* Your task *
Output the material word for word. Leave each picture out.

* Source excerpt *
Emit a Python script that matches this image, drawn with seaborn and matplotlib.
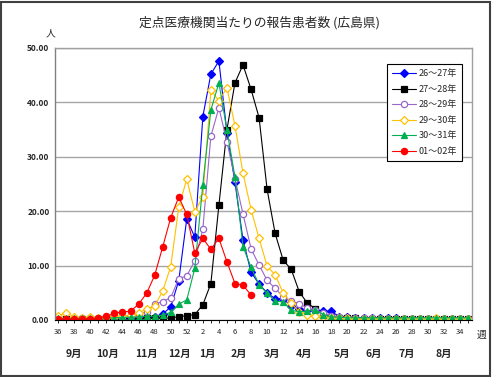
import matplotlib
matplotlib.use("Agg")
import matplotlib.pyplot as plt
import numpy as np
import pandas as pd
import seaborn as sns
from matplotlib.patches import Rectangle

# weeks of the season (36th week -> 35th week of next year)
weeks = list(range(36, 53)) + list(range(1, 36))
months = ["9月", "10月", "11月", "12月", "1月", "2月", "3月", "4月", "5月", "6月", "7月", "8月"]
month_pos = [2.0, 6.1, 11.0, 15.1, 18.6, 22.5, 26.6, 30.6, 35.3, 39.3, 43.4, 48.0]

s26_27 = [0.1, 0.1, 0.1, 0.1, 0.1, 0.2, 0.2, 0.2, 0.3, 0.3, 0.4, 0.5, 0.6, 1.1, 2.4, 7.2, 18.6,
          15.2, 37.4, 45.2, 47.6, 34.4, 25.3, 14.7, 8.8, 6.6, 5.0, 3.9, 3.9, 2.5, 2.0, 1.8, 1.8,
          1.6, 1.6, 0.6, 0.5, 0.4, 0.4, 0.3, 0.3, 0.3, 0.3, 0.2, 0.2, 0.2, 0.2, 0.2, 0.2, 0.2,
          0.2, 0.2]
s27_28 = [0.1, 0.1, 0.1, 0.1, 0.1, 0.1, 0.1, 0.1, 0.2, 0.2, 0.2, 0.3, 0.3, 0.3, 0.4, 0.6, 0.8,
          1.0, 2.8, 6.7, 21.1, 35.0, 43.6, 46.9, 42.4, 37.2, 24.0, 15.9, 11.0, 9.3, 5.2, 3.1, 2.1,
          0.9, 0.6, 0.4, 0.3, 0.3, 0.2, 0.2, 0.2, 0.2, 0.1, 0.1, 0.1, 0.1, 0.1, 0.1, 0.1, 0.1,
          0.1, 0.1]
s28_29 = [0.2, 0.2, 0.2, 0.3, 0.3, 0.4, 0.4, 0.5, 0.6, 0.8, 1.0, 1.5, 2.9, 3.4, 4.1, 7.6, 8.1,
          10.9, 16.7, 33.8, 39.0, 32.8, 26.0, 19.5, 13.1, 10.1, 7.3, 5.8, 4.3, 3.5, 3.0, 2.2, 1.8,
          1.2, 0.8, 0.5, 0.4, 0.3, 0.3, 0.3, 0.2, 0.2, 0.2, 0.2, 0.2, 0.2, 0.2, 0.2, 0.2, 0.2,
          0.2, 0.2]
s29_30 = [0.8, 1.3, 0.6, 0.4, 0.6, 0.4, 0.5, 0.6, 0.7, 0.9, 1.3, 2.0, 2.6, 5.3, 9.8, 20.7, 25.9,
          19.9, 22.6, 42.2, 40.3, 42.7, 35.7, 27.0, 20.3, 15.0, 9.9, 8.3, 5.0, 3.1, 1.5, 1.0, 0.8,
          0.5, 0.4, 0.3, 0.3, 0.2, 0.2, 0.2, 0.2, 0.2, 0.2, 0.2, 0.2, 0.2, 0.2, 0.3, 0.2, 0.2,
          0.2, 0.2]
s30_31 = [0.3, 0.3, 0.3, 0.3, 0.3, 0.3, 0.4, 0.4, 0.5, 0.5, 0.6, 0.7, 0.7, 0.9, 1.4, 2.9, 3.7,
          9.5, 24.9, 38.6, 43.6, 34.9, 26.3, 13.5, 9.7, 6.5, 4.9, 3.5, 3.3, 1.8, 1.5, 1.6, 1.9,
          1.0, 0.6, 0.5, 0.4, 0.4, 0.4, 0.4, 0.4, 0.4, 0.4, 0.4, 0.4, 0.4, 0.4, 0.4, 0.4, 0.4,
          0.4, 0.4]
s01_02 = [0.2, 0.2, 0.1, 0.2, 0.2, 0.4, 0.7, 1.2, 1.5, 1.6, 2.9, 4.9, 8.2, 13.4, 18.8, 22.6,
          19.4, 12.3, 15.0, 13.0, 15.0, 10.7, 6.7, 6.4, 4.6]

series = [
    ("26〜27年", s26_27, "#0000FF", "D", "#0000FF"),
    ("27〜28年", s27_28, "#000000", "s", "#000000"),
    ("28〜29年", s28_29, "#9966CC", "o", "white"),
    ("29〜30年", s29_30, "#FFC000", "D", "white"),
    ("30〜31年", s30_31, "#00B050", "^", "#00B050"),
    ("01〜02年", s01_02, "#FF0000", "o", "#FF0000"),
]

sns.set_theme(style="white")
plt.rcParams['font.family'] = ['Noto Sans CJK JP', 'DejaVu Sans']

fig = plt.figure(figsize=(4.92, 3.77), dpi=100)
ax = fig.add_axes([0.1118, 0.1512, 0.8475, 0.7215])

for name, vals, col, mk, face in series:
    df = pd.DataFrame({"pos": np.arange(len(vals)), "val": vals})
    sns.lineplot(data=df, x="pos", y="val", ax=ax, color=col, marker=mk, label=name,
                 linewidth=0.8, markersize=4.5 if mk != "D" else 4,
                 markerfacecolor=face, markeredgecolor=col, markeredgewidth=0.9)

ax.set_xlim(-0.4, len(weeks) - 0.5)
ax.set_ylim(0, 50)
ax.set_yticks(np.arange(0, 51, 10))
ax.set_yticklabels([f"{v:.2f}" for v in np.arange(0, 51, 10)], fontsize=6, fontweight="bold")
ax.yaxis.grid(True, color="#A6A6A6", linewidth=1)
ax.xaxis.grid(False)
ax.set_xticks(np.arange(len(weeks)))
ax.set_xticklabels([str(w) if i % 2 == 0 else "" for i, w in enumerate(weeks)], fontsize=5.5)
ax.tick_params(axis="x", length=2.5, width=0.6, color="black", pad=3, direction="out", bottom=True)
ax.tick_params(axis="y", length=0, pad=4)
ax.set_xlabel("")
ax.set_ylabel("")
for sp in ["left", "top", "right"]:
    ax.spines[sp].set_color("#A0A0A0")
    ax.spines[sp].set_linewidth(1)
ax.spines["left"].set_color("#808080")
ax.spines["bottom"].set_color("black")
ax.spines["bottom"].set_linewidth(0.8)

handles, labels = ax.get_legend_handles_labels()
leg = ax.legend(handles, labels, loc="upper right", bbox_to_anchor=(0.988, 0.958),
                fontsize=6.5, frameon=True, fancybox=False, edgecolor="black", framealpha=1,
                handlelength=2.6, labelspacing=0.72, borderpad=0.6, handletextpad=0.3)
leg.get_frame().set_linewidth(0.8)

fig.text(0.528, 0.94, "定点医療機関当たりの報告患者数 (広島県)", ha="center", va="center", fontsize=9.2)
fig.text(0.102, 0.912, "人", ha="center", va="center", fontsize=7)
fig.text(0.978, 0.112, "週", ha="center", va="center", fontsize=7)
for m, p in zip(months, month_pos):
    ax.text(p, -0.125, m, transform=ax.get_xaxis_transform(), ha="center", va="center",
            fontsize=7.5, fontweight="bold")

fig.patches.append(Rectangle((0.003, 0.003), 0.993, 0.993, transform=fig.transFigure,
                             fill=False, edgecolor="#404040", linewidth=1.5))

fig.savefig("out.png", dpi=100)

* Full response *
Emit a Python script that matches this image, drawn with seaborn and matplotlib.
import matplotlib
matplotlib.use("Agg")
import matplotlib.pyplot as plt
import numpy as np
import pandas as pd
import seaborn as sns
from matplotlib.patches import Rectangle

# weeks of the season (36th week -> 35th week of next year)
weeks = list(range(36, 53)) + list(range(1, 36))
months = ["9月", "10月", "11月", "12月", "1月", "2月", "3月", "4月", "5月", "6月", "7月", "8月"]
month_pos = [2.0, 6.1, 11.0, 15.1, 18.6, 22.5, 26.6, 30.6, 35.3, 39.3, 43.4, 48.0]

s26_27 = [0.1, 0.1, 0.1, 0.1, 0.1, 0.2, 0.2, 0.2, 0.3, 0.3, 0.4, 0.5, 0.6, 1.1, 2.4, 7.2, 18.6,
          15.2, 37.4, 45.2, 47.6, 34.4, 25.3, 14.7, 8.8, 6.6, 5.0, 3.9, 3.9, 2.5, 2.0, 1.8, 1.8,
          1.6, 1.6, 0.6, 0.5, 0.4, 0.4, 0.3, 0.3, 0.3, 0.3, 0.2, 0.2, 0.2, 0.2, 0.2, 0.2, 0.2,
          0.2, 0.2]
s27_28 = [0.1, 0.1, 0.1, 0.1, 0.1, 0.1, 0.1, 0.1, 0.2, 0.2, 0.2, 0.3, 0.3, 0.3, 0.4, 0.6, 0.8,
          1.0, 2.8, 6.7, 21.1, 35.0, 43.6, 46.9, 42.4, 37.2, 24.0, 15.9, 11.0, 9.3, 5.2, 3.1, 2.1,
          0.9, 0.6, 0.4, 0.3, 0.3, 0.2, 0.2, 0.2, 0.2, 0.1, 0.1, 0.1, 0.1, 0.1, 0.1, 0.1, 0.1,
          0.1, 0.1]
s28_29 = [0.2, 0.2, 0.2, 0.3, 0.3, 0.4, 0.4, 0.5, 0.6, 0.8, 1.0, 1.5, 2.9, 3.4, 4.1, 7.6, 8.1,
          10.9, 16.7, 33.8, 39.0, 32.8, 26.0, 19.5, 13.1, 10.1, 7.3, 5.8, 4.3, 3.5, 3.0, 2.2, 1.8,
          1.2, 0.8, 0.5, 0.4, 0.3, 0.3, 0.3, 0.2, 0.2, 0.2, 0.2, 0.2, 0.2, 0.2, 0.2, 0.2, 0.2,
          0.2, 0.2]
s29_30 = [0.8, 1.3, 0.6, 0.4, 0.6, 0.4, 0.5, 0.6, 0.7, 0.9, 1.3, 2.0, 2.6, 5.3, 9.8, 20.7, 25.9,
          19.9, 22.6, 42.2, 40.3, 42.7, 35.7, 27.0, 20.3, 15.0, 9.9, 8.3, 5.0, 3.1, 1.5, 1.0, 0.8,
          0.5, 0.4, 0.3, 0.3, 0.2, 0.2, 0.2, 0.2, 0.2, 0.2, 0.2, 0.2, 0.2, 0.2, 0.3, 0.2, 0.2,
          0.2, 0.2]
s30_31 = [0.3, 0.3, 0.3, 0.3, 0.3, 0.3, 0.4, 0.4, 0.5, 0.5, 0.6, 0.7, 0.7, 0.9, 1.4, 2.9, 3.7,
          9.5, 24.9, 38.6, 43.6, 34.9, 26.3, 13.5, 9.7, 6.5, 4.9, 3.5, 3.3, 1.8, 1.5, 1.6, 1.9,
          1.0, 0.6, 0.5, 0.4, 0.4, 0.4, 0.4, 0.4, 0.4, 0.4, 0.4, 0.4, 0.4, 0.4, 0.4, 0.4, 0.4,
          0.4, 0.4]
s01_02 = [0.2, 0.2, 0.1, 0.2, 0.2, 0.4, 0.7, 1.2, 1.5, 1.6, 2.9, 4.9, 8.2, 13.4, 18.8, 22.6,
          19.4, 12.3, 15.0, 13.0, 15.0, 10.7, 6.7, 6.4, 4.6]

series = [
    ("26〜27年", s26_27, "#0000FF", "D", "#0000FF"),
    ("27〜28年", s27_28, "#000000", "s", "#000000"),
    ("28〜29年", s28_29, "#9966CC", "o", "white"),
    ("29〜30年", s29_30, "#FFC000", "D", "white"),
    ("30〜31年", s30_31, "#00B050", "^", "#00B050"),
    ("01〜02年", s01_02, "#FF0000", "o", "#FF0000"),
]

sns.set_theme(style="white")
plt.rcParams['font.family'] = ['Noto Sans CJK JP', 'DejaVu Sans']

fig = plt.figure(figsize=(4.92, 3.77), dpi=100)
ax = fig.add_axes([0.1118, 0.1512, 0.8475, 0.7215])

for name, vals, col, mk, face in series:
    df = pd.DataFrame({"pos": np.arange(len(vals)), "val": vals})
    sns.lineplot(data=df, x="pos", y="val", ax=ax, color=col, marker=mk, label=name,
                 linewidth=0.8, markersize=4.5 if mk != "D" else 4,
                 markerfacecolor=face, markeredgecolor=col, markeredgewidth=0.9)

ax.set_xlim(-0.4, len(weeks) - 0.5)
ax.set_ylim(0, 50)
ax.set_yticks(np.arange(0, 51, 10))
ax.set_yticklabels([f"{v:.2f}" for v in np.arange(0, 51, 10)], fontsize=6, fontweight="bold")
ax.yaxis.grid(True, color="#A6A6A6", linewidth=1)
ax.xaxis.grid(False)
ax.set_xticks(np.arange(len(weeks)))
ax.set_xticklabels([str(w) if i % 2 == 0 else "" for i, w in enumerate(weeks)], fontsize=5.5)
ax.tick_params(axis="x", length=2.5, width=0.6, color="black", pad=3, direction="out", bottom=True)
ax.tick_params(axis="y", length=0, pad=4)
ax.set_xlabel("")
ax.set_ylabel("")
for sp in ["left", "top", "right"]:
    ax.spines[sp].set_color("#A0A0A0")
    ax.spines[sp].set_linewidth(1)
ax.spines["left"].set_color("#808080")
ax.spines["bottom"].set_color("black")
ax.spines["bottom"].set_linewidth(0.8)

handles, labels = ax.get_legend_handles_labels()
leg = ax.legend(handles, labels, loc="upper right", bbox_to_anchor=(0.988, 0.958),
                fontsize=6.5, frameon=True, fancybox=False, edgecolor="black", framealpha=1,
                handlelength=2.6, labelspacing=0.72, borderpad=0.6, handletextpad=0.3)
leg.get_frame().set_linewidth(0.8)

fig.text(0.528, 0.94, "定点医療機関当たりの報告患者数 (広島県)", ha="center", va="center", fontsize=9.2)
fig.text(0.102, 0.912, "人", ha="center", va="center", fontsize=7)
fig.text(0.978, 0.112, "週", ha="center", va="center", fontsize=7)
for m, p in zip(months, month_pos):
    ax.text(p, -0.125, m, transform=ax.get_xaxis_transform(), ha="center", va="center",
            fontsize=7.5, fontweight="bold")

fig.patches.append(Rectangle((0.003, 0.003), 0.993, 0.993, transform=fig.transFigure,
                             fill=False, edgecolor="#404040", linewidth=1.5))

fig.savefig("out.png", dpi=100)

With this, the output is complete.